Disc Three covers the period 1982-87 with material that did not make it on to Born in the USA and Tunnel of Love albums. This CD has a distinctly more "pop and dance" feel to it and reflects the more commercial orientation that some of his music was taking. Whilst some of these songs are self-consuming and narrow in their musical ambitions, there are many tracks that still maintain a hard edge. The love songs are desperate rather then exuberant. Springsteen's characters, in the steel and auto cities, have grown up, lost their jobs, divorced, gone to prison or are attempting to come to grips with a society that has coldly shattered their dreams.
Springsteen's music began to change during this period--he is more introspective, soul searching--dealing with the personal and more narrow aspects of life. His own marriage and divorce seem to weigh heavily upon him as he takes time out to measure himself. In "This Hard Land" he muses:
Hey there mister can you tell me / What happened to the seeds I've sown / Can you give me a reason, sir, as to why they've never grown / They've just blown around from town to town / Back out on these fields / Where they fall from my hand / Back into the dirt of this hard land.
Disc Four consists of tracks from 1989-98 period, a time when Human Touch, Lucky Town and The Ghost of Tom Joad albums were released. Most of this material has never been recorded or bootlegged.
Facing constant pressure to return to more commercially acceptable and marketable songs, Springsteen's material is a mixed bag at this time. Much of it is so personalised that he tends to fade into himself with guilt and remorse. Some tracks are "poppy", the music somewhat directionless and the lyrics less challenging. Springsteen's vocals, and the narrow range of musical style, is in contrast to previous work. Some critics claimed that he had lost his bearings but the release of The Ghost of Tom Joad, his sober reflection of a polarised American society, testified to his artistic resilience and strength.
While Springsteen may not be fashionable in the current climate of disposable popular music, his contribution to rock music deserves serious attention. He remains one of the few rock singer/songwriters able to maintain his creative output and relevance in the hedonistic and artistically destructive popular music industry.
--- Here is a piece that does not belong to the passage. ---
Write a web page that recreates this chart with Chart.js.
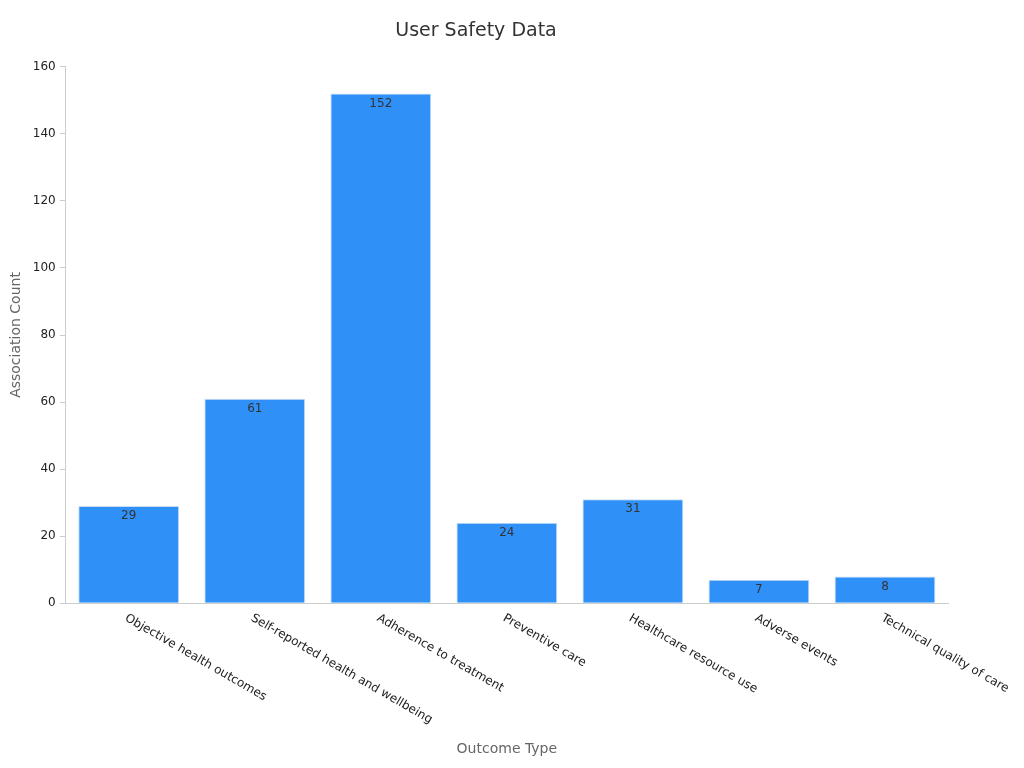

If imitation is the highest form of praise then Springsteen's influence is wide. There are over 300 known recorded versions of his songs covered by artists as diverse as are their individual talents. They include Cher, Emmylou Harris, Natalie Cole, Donna Summer, Tori Amos, Linda Ronstadt and Patti Smith, as well as John Hiatt, Steve Earle, Johnny Cash, David Bowie, Eric Burdon, Joe Cocker and The Hollies.
Springsteen, with his re-formed E Street Band, has begun a world tour with 31 concerts in Europe. With an average venue capacity of 30,000, most concerts have already been sold out. The US leg of the tour is due to begin mid-year.
Springsteen's sympathetic and stark portrayal of ordinary lives caught in the economic and social ills now plaguing the United States are the concerns of a serious artist who still has much to contribute. Springsteen's characters have now been pushed up against the wall: the stolen car and endless highways provide no escape; the mythical "Promised Land" has gone and "the river" is no longer a place of redemption, where sins and troubles can be simply washed away. And although Springsteen has no clear answer, he recognises that the problems confronting ordinary people can be only resolved through struggle.
Tracks and his current world tour will no doubt expose a new generation to the significance of Springsteen's work. Whether new to the music of Bruce Springsteen and the E Street Band, or already a fan-- Tracks is a rewarding musical voyage, the 4-CD anthology well worth its purchase price.